We are more divided than ever in too many aspects of life, and we too often feel various levels of emptiness while pushing to keep up or protect ourselves from all that is coming at us. Our Life, Our Work, Our Humanness explores our relationships with ourselves and others, and how our stressors and society's negative influences affect and slowly tear us down. What helps is empowering yourself with more and easier options, so the bad effects you less and can even become a powerful lesson to greater peace. Bad will periodically happen to all of us. However, finding more goodness between the bad, and how we handle most of it, can become easier.

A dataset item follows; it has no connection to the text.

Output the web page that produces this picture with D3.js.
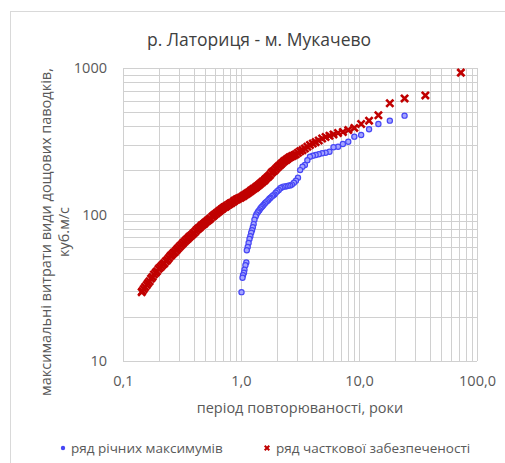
<!DOCTYPE html>
<html>
<head>
<meta charset="utf-8">
<script src="https://cdn.jsdelivr.net/npm/d3@7"></script>
<style>
  body { margin: 0; background: #fff; }
  text { font-family: "Open Sans", sans-serif; }
</style>
</head>
<body>
<div id="chart"></div>
<script>
const chartTitle = "р. Латориця - м. Мукачево";
const xTitle = "період повторюваності, роки";
const yTitle = ["максимальні витрати види дощових паводків,", "куб.м/с"];
const seriesNames = ["ряд річних максимумів", "ряд часткової забезпеченості"];

const xTicks = [0.1, 1, 10, 100];
const xTickLabels = ["0,1", "1,0", "10,0", "100,0"];
const yTicks = [10, 100, 1000];
const yTickLabels = ["10", "100", "1000"];

// annual maxima: return period (years) and discharge
const annualT = [24.33, 18.25, 14.6, 12.17, 10.43, 9.13, 8.11, 7.30, 6.64, 6.08,
  5.62, 5.21, 4.87, 4.56, 4.29, 4.06, 3.84, 3.65, 3.48, 3.32,
  3.17, 3.04, 2.92, 2.81, 2.70, 2.61, 2.52, 2.43, 2.35, 2.28,
  2.21, 2.15, 2.09, 2.03, 1.97, 1.92, 1.87, 1.83, 1.78, 1.74,
  1.70, 1.66, 1.62, 1.59, 1.55, 1.52, 1.49, 1.46, 1.43, 1.40,
  1.38, 1.35, 1.33, 1.30, 1.28, 1.26, 1.24, 1.22, 1.20, 1.18,
  1.16, 1.14, 1.12, 1.11, 1.09, 1.07, 1.06, 1.04, 1.03, 1.01];
const annualQ = [473, 437, 415, 382, 349, 340, 314, 303, 290, 288,
  268, 264, 262, 258, 255, 252, 248, 235, 218, 212,
  201, 178, 170, 165, 160, 158, 157, 156, 155, 155,
  153, 151, 147, 144, 141, 137, 135, 133, 130, 128,
  125, 123, 121, 119, 116, 114, 112, 110, 107, 105,
  103, 100, 97, 92, 86, 82, 78, 75, 71, 68,
  64, 60, 57, 47, 45, 42, 40, 38.5, 37, 29.5];

// partial duration series
const partialT = [73, 36.5, 24.33, 18.25, 14.6, 12.17, 10.43, 9.13, 8.11, 7.30,
  6.64, 6.08, 5.62, 5.21, 4.87, 4.56, 4.29, 4.06, 3.84, 3.65,
  3.48, 3.32, 3.17, 3.04, 2.92, 2.82, 2.73, 2.65, 2.57, 2.49,
  2.42, 2.35, 2.28, 2.21, 2.15, 2.09, 2.03, 1.97, 1.91, 1.86,
  1.81, 1.76, 1.71, 1.66, 1.61, 1.57, 1.52, 1.48, 1.44, 1.40,
  1.36, 1.32, 1.28, 1.24, 1.21, 1.17, 1.14, 1.11, 1.08, 1.05,
  1.02, 0.99, 0.96, 0.93, 0.91, 0.88, 0.86, 0.83, 0.81, 0.79,
  0.76, 0.74, 0.72, 0.70, 0.68, 0.66, 0.64, 0.62, 0.60, 0.585,
  0.57, 0.55, 0.535, 0.52, 0.505, 0.49, 0.477, 0.463, 0.45, 0.437,
  0.425, 0.413, 0.40, 0.39, 0.378, 0.367, 0.357, 0.347, 0.337, 0.327,
  0.318, 0.309, 0.30, 0.291, 0.283, 0.275, 0.267, 0.259, 0.252, 0.245,
  0.238, 0.231, 0.224, 0.218, 0.212, 0.206, 0.20, 0.194, 0.189, 0.183,
  0.178, 0.173, 0.168, 0.163, 0.159, 0.154, 0.150, 0.146, 0.144];
const partialQ = [930, 650, 620, 575, 476, 437, 415, 390, 377, 366,
  360, 352, 345, 338, 330, 320, 312, 305, 298, 290,
  282, 275, 270, 264, 258, 254, 251, 248, 245, 240,
  236, 233, 228, 223, 218, 214, 209, 204, 199, 196,
  192, 186, 182, 178, 174, 170, 167, 164, 161, 158,
  155, 152, 150, 147, 145, 142, 140, 138, 136, 134,
  132, 130, 129, 127, 126, 124, 122, 120, 119, 117,
  115, 113, 112, 110, 108, 106, 104, 102, 100, 98,
  96.5, 94, 92, 90.5, 89, 87, 85.5, 84, 82, 80.5,
  79, 77, 75, 73.5, 72, 70.5, 69, 67.5, 66, 64.5,
  63, 61.5, 60, 58.5, 57, 55.5, 54.5, 53, 52, 50.5,
  49, 48, 46.5, 45.5, 44.5, 43.5, 42.5, 41, 40, 39,
  37.5, 36.5, 35, 34, 33, 32, 31, 30, 29.5];

const width = 505, height = 463;
const margin = { top: 68, right: 28, bottom: 102, left: 123 };
const blue = "#4646f5", red = "#c00000";

const annual = annualT.map((t, i) => ({ t: t, q: annualQ[i] }));
const partial = partialT.map((t, i) => ({ t: t, q: partialQ[i] }));

const svg = d3.select("#chart").append("svg")
  .attr("width", width)
  .attr("height", height);

// chart frame
svg.append("rect")
  .attr("x", 10.5).attr("y", 11.5)
  .attr("width", 520).attr("height", 480)
  .attr("fill", "none").attr("stroke", "#d9d9d9");

const x = d3.scaleLog()
  .domain([0.1, 100])
  .range([margin.left, width - margin.right]);

const y = d3.scaleLog()
  .domain([10, 1000])
  .range([height - margin.bottom, margin.top]);

// gridlines on every log step
svg.append("g")
  .selectAll("line")
  .data(x.ticks())
  .join("line")
  .attr("x1", d => Math.round(x(d)) + 0.5)
  .attr("x2", d => Math.round(x(d)) + 0.5)
  .attr("y1", y(1000)).attr("y2", y(10))
  .attr("stroke", "#d0d0d0");

svg.append("g")
  .selectAll("line")
  .data(y.ticks())
  .join("line")
  .attr("y1", d => Math.round(y(d)) + 0.5)
  .attr("y2", d => Math.round(y(d)) + 0.5)
  .attr("x1", x(0.1)).attr("x2", x(100))
  .attr("stroke", "#d0d0d0");

const xAxis = d3.axisBottom(x)
  .tickValues(xTicks)
  .tickFormat((d, i) => xTickLabels[i])
  .tickSize(0)
  .tickPadding(15);

const yAxis = d3.axisLeft(y)
  .tickValues(yTicks)
  .tickFormat((d, i) => yTickLabels[i])
  .tickSize(0)
  .tickPadding(16);

const xAxisGroup = svg.append("g")
  .attr("transform", `translate(0, ${height - margin.bottom})`)
  .call(xAxis);
const yAxisGroup = svg.append("g")
  .attr("transform", `translate(${margin.left}, 0)`)
  .call(yAxis);

[xAxisGroup, yAxisGroup].forEach(g => {
  g.select(".domain").remove();
  g.selectAll("text")
    .attr("fill", "#595959")
    .attr("font-size", 14.5)
    .style("font-family", "Open Sans");
});

// titles
svg.append("text")
  .attr("x", 259).attr("y", 46)
  .attr("text-anchor", "middle")
  .attr("fill", "#404040")
  .attr("font-size", 17.5)
  .text(chartTitle);

svg.append("text")
  .attr("x", (x(0.1) + x(100)) / 2).attr("y", 413)
  .attr("text-anchor", "middle")
  .attr("fill", "#595959")
  .attr("font-size", 14.5)
  .text(xTitle);

yTitle.forEach((line, i) => {
  svg.append("text")
    .attr("transform", `translate(${51 + i * 18}, 232) rotate(-90)`)
    .attr("text-anchor", "middle")
    .attr("fill", "#595959")
    .attr("font-size", 14.5)
    .text(line);
});

// series
const crossPath = s => `M${-s},${-s}L${s},${s}M${-s},${s}L${s},${-s}`;

svg.append("g")
  .selectAll("circle")
  .data(annual)
  .join("circle")
  .attr("cx", d => x(d.t))
  .attr("cy", d => y(d.q))
  .attr("r", 2.6)
  .attr("fill", "#a4a4ff")
  .attr("stroke", blue)
  .attr("stroke-width", 1.2);

svg.append("g")
  .selectAll("path")
  .data(partial)
  .join("path")
  .attr("transform", d => `translate(${x(d.t)}, ${y(d.q)})`)
  .attr("d", crossPath(3.6))
  .attr("fill", "none")
  .attr("stroke", red)
  .attr("stroke-width", 2.6);

// legend
const legend = svg.append("g").attr("transform", "translate(0, 448)");
legend.append("circle")
  .attr("cx", 63).attr("cy", 0).attr("r", 2.2)
  .attr("fill", blue);
legend.append("text")
  .attr("x", 71).attr("y", 5)
  .attr("fill", "#595959").attr("font-size", 13.5)
  .text(seriesNames[0]);
legend.append("path")
  .attr("transform", "translate(267, 0)")
  .attr("d", crossPath(2.3))
  .attr("fill", "none").attr("stroke", red).attr("stroke-width", 2);
legend.append("text")
  .attr("x", 276).attr("y", 5)
  .attr("fill", "#595959").attr("font-size", 13.5)
  .text(seriesNames[1]);
</script>
</body>
</html>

We, and our lives, are built of emotions, relationships, concerns, expectations, harsh realities, and painfully even politics. Vincent is trusting us to open-up about his thirty-four years of front-line public service in both emergency nursing and law enforcement. He then trusts us further to look at our shared difficulties and tragedies as humans, his personal life mistakes, lessons, observations, and what made it all easier. He validates our issues and pains, then quickly moves to solution-based concepts and functional tools to tame our life stressors.
The author writes:
I am periodically asked, "With the amount of tragedy and death you have seen, how do you still laugh and love life so?" Sometimes the same question is worded differently, by ending in, ". . . how can you always be so happy?" My answer to the first question is that life is hard, yet an amazing and unfortunately short, powerful journey. So yes, I do find the good, the lessons, and the laughter, as often as I can. My answer to the second question is the same, but it starts with, "I am not always happy . . ."
We are human, and that is a messy condition. Sometimes bad is just bad. Yet, seeing and working with the bad from new perspectives can make often help it be much less bad. This book is for those who want less conflict and desire a more meaningful and peaceful life filled with greater joy, exploration, and ease.